Today, at Barrie, I said good-bye to my eight students (I started out with nine the first week, then two joined, then progressively three quit). They are a great group, and I’ve been honored to teach them for these short 9 weeks. We first set aside some time for them to complete the Prezis which they had worked on in two separate groups. I had little to no involvement in building either Prezi, beyond simply pointing out the overall topic of each one.
- The prezi summing up the various careers that the girls aspire to can be found here
- The prezi summing up the skills that the girls learned during the workshop is here
Once they had finished their Prezis, which were fantastic, I had them do the Post-Workshop survey and draw a skill from a “bag” of skills which they would subsequently teach or demonstrate to their parents, who were invited for the second part of today’s final session.
From the post-workshop survey, I could not gather much useful information, and this was perhaps a result of the fact that we knew the parents were soon coming and the girls were also pretty tired from an entire school day followed by work on the Prezis (they were clearly angling for the snacks I had brought…). Mostly however, it turned out that they did not want to learn HTML coding as much as simply editing and populating a WYSIWYG wiki site, and that they did not appreciate the article topics being more or less imposed on them (as in, you can choose anything, as long as its a future career).
When the girls drew the skills out of a bag at random, I was really impressed, because each student took full ownership of her “skill” and made sure that she was able to demonstrate it and work through it in order to show the parents. The skills were as follows:
- producing a google trends graph or a name trends graph
- making an online survey using Google Docs
- finding images online that are creative commons
- embedding a youtube video
- adding a photo to the article with a caption
- embedding a google map into your page
- how to add a discussion post on somebody else’s article
- how to complete a Codecademy exercise
- editing an actual Wikipedia article
Finally, after a short snack break, at around 4:30 (the session started at 3:30), we had the parents join us, and they all sat interspersed with the girls around the room. We first had the girls demonstrate their particular skill, with the parents going around from one child to the next, and really enjoying it. Then we had the two groups make their presentations (at the end of one of them, I even got a card! It made me very happy). Finally, after all this, I presented the girls with their WikidGRRLs certificates and branded WikidGRRLs flash drives with UMD lanyards. They were very glad, and everybody applauded for each student who came up to receive her certificate.

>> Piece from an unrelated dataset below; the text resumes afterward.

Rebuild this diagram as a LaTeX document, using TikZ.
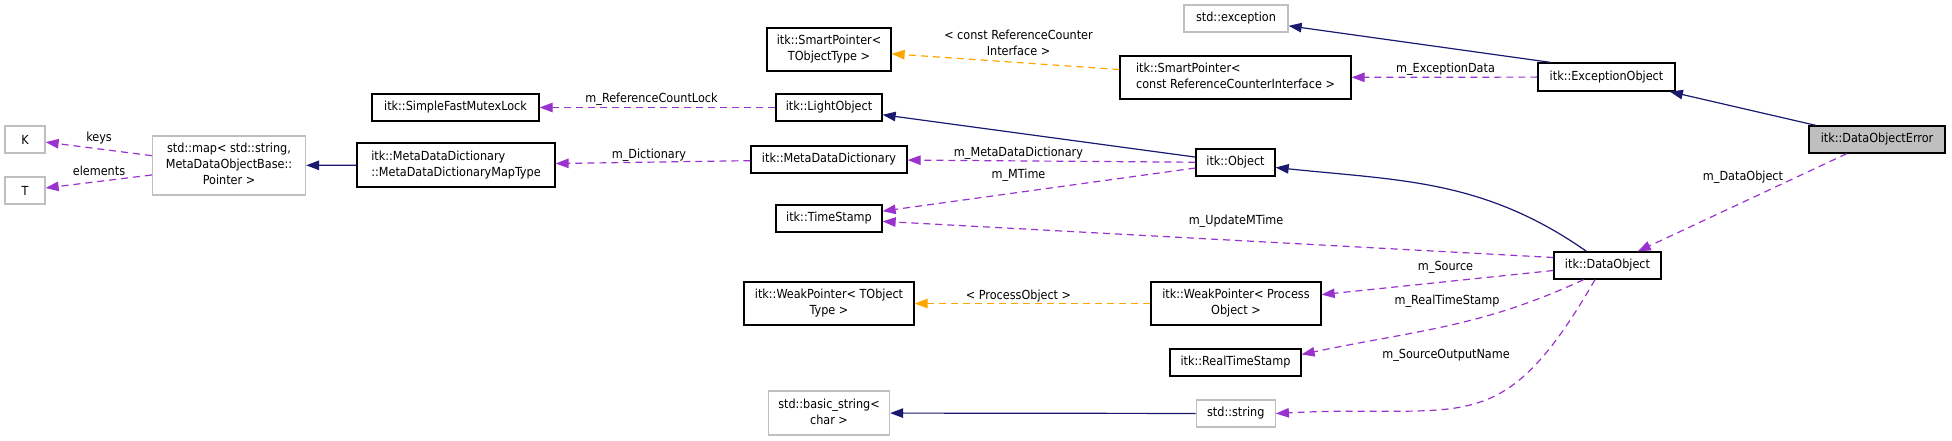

I want to extend a special thanks to Tim Schaffer, Barrie’s director of technology, who helped me through the whole workshop but supported me in this last session in a particularly helpful way. You will see him on many of the photos, going around and helping the girls. He is a joy to work with. Overall, what I brought home with me from this day is a deep sense of gratitude, first and foremost to Stine who invited me to join this project, and secondly to the students who made it all worthwhile, and finally to Tim for his help at the school. In the future I will refer to this year, 2013, as the year when I taught the workshop for WikidGRRLs- hopefully the *first* year.